As Christianity continues to dwindle into a minority cult in the UK, and as more and more of its privileges are lost, so the whining about persecution, coupled with that old craving for martyrdom gets louder.
This collective whine was revealed in the results of a survey by Premier published last Sunday. The full survey is freely available as a pdf file here but be warned, you'll need to give your name and email address before you can access it.
The reality is of course that Christians in the UK enjoy precisely the same legal rights as anyone else regardless of their faith or lack of it. Rights and privileges are not granted on the basis of membership of a particular church or faith group in the UK anymore; they are granted on the basis of a shared humanity. There are not Christian rights, Atheist rights, Jewish rights or Muslim rights; there are only human rights.
But this survey shows that isn't enough for Christians.

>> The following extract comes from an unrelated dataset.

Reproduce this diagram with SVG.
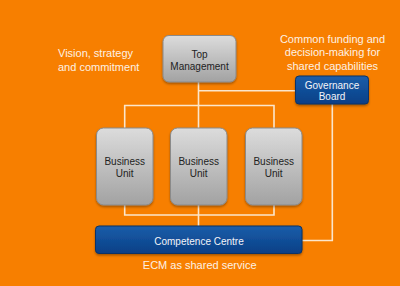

Christians feel persecuted if they're not granted the privileges to which they feel entitled. They are not granted the right to state mythology and prejudice as facts and not have them challenged. They're not granted the right to publicly condemn, abuse and persecute others for not sharing their chosen life-style. They're not granted the privilege to 'share' their superstition in the workplace and be quietly and respectfully listened to as they spout their bigotry and tell others that they're morally inferior and will be condemned to Hell.
Religions in the workplace do nothing but spread division, disharmony and isolation. The law requires employers to provide a healthy and safe working environment in which the Human Rights of all employees and visitors are safeguarded. No faith group is entitled to a special dispensation to pretend to occupy some notional moral high-ground with sanctimonious posturing and condemning others as morally inferior. Using what is in effect a captive audience to preach to is an abuse.
Typical of the judgemental sanctimony of the Christian church was the reaction of the Rt Rev Stephen Cottrell, Bishop of Chelmsford:
[B]elievers should not be surprised or downhearted when the sheer beauty of the Gospel is a shock and an affront to a fallen world. The world has never been in accord with the Gospel of Jesus Christ and we've always had the challenge that we need to live it and share it.
I have a book and it entitles me to tell other, lesser, mortals how to live! Ironically, this is exactly the sort of hypocritical judgmentalism that drives people away from a church that spouts this while covering up and facilitating clerical abuse of children, while wining about being treated the way it would like to treat others.
Christians are still vastly over-represented in positions of power in the UK in comparison to their dwindling numbers. No other religion has its titular head as head of state; no other religion has its leading clerics entitles to a seat in the upper chamber of our legislature and no other religion has its senior clerics appointed by the head of government on behalf of the head of state. Culturally we are still expected to defer to the moral authority of someone because he or she has an imaginary friend and dresses in robes and a silly hat.
If Christians feel marginalised then they only have themselves to blame. It's by and large their holier-than-thou judgemental sanctimony and hypocrisy that has driven so many people away from the church. The struggle to emancipate women into the priesthood and their continuing difficulty with accepting members of the LGBT community as entitled to the full range of Human Rights has rightly marginalised the Christian church in UK society. They have done this, not anyone else. The attitude of Christian bigots towards minorities has itself made them a minority now whining wrongly that they are being treated the way tho openly treated minorities themselves.